Globally renowned for their genre-melding concoction of glam rock, heavy metal, and flamboyant theatrics, Queen, under Freddie’s extraordinary leadership, became one of the pivotal bands of the 1970s.

The centerpiece of the auction was not just the legendary piano. An original 15-page manuscript for the band’s magnum opus Bohemian Rhapsody, originally dubbed “Mongolian Rhapsody”, fetched £1.3 million. The manuscript, penciled with Mercury’s notes that hint at the vision he had for the song, was among other similarly valuable hand-written music sheets for earworms like Don’t Stop Me Now, Somebody to Love, and We Are The Champions.

Zanzibar-born Mercury, whose love for art rivalled his passion for music, left behind an enviable collection.

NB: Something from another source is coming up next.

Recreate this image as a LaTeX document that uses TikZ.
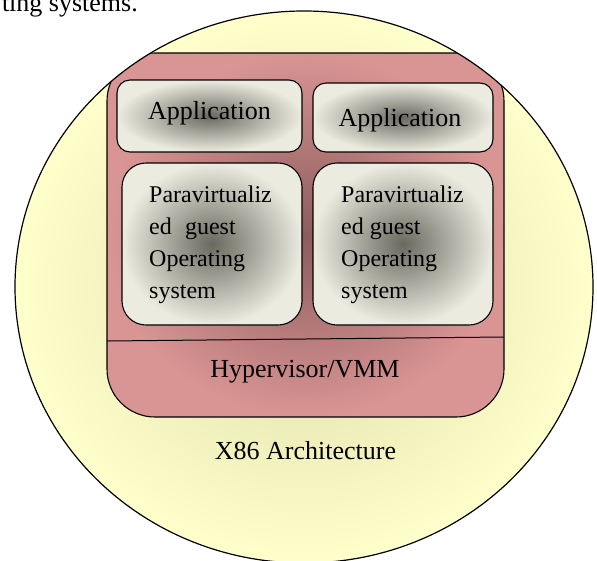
\documentclass[tikz,border=0pt]{standalone}
\usepackage{fontspec}
\setmainfont{Liberation Serif}
\definecolor{yelout}{RGB}{255,255,204}
\definecolor{yelin}{RGB}{220,220,168}
\definecolor{redout}{RGB}{217,149,148}
\definecolor{redin}{RGB}{140,92,92}
\definecolor{gout}{RGB}{236,235,224}
\definecolor{gin}{RGB}{105,105,95}
\begin{document}
\begin{tikzpicture}[x=1pt,y=-1pt,
  outline/.style={draw=black, line width=1.1pt},
  vmmbox/.style={outline, rectangle, rounded corners=48pt, inner sep=0pt,
    shading=radial, inner color=redin, outer color=redout},
  guestbox/.style={outline, rectangle, inner sep=0pt,
    shading=radial, inner color=gin, outer color=gout},
  lbl/.style={font=\fontsize{26}{30}\selectfont, inner sep=0pt, anchor=base},
  paratext/.style={font=\fontsize{24}{32}\selectfont, inner sep=0pt, anchor=base west}
]
\useasboundingbox (0,0) rectangle (597,560);
\clip (0,0) rectangle (597,560);

% outer ellipse (X86 architecture)
\path[shading=radial, inner color=yelin, outer color=yelout]
  (304,287) ellipse [x radius=289, y radius=276];

\begin{scope}
  \clip (304,287) ellipse [x radius=289, y radius=276];
  \node[vmmbox, minimum width=397pt, minimum height=364pt] (vmm) at (305.5,235) {};
  \node[guestbox, rounded corners=13pt, minimum width=185pt, minimum height=72pt] (app1) at (209.5,116) {};
  \node[guestbox, rounded corners=13pt, minimum width=180pt, minimum height=69pt] (app2) at (403,117.5) {};
  \node[guestbox, rounded corners=24pt, minimum width=180pt, minimum height=162pt] (os1) at (212,244) {};
  \node[guestbox, rounded corners=24pt, minimum width=180pt, minimum height=162pt] (os2) at (403,244) {};
\end{scope}

\coordinate (dl) at (107,341);
\coordinate (dr) at (504,337);
\draw[line width=1pt] (dl) -- (dr);

\draw[line width=1.2pt] (304,287) ellipse [x radius=289, y radius=276];

\node[lbl] (tapp1) at (209.5,119) {Application};
\node[lbl] (tapp2) at (400,126) {Application};
\node[paratext] (tos1) at (149,202) {\begin{tabular}[t]{@{}l@{}}Paravirtualiz\\ed\hspace{0.55em}guest\\Operating\\system\end{tabular}};
\node[paratext] (tos2) at (341,202) {\begin{tabular}[t]{@{}l@{}}Paravirtualiz\\ed guest\\Operating\\system\end{tabular}};
\node[lbl] (thyp) at (305,377) {Hypervisor/VMM};
\node[lbl] (tx86) at (305.5,459) {X86 Architecture};
\node[lbl, anchor=base east] (tcap) at (138,11) {ting systems.};
\end{tikzpicture}
\end{document}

Masterpieces by icons such as Salvador Dali and Pablo Picasso, purchased last mere months before his untimely death from AIDS at 45, are also on the auction block.

In total, 1,469 items from Mercury’s Garden Lodge went up for sale, courtesy of Mary Austin, a confidante and ex-fiancée of the star.

“It’s a collection that Mary Austin has lived with and cared for more than three decades,” Gabriel Heaton, a books and manuscripts specialist at Sotheby’s commented. He noted that while Mercury may not have wished for a museum dedicated to him, he did have a fondness for auctions.

Adding to the eclectic range of items were flamboyant stage costumes, including a designer crown and cloak, a unique collection of kimonos, and even Mercury’s moustache comb. Alongside these personal effects, were intimate Polaroid photos, a collection of rock photography by Mick Rock, and even his personally annotated poetry book.

Before these items found new owners, they were collectively expected to rake in a minimum of £6 million. The collection invited public gaze and adoration at a free open exhibition that lasted a month. The proceeds from the sale would partially be donated to charities such as the Mercury Phoenix Trust and the Elton John AIDS Foundation. Interestingly, Elton John’s own Sotheby’s auction in 1988 saw 2,000 lots sold for a total of £4.8 million.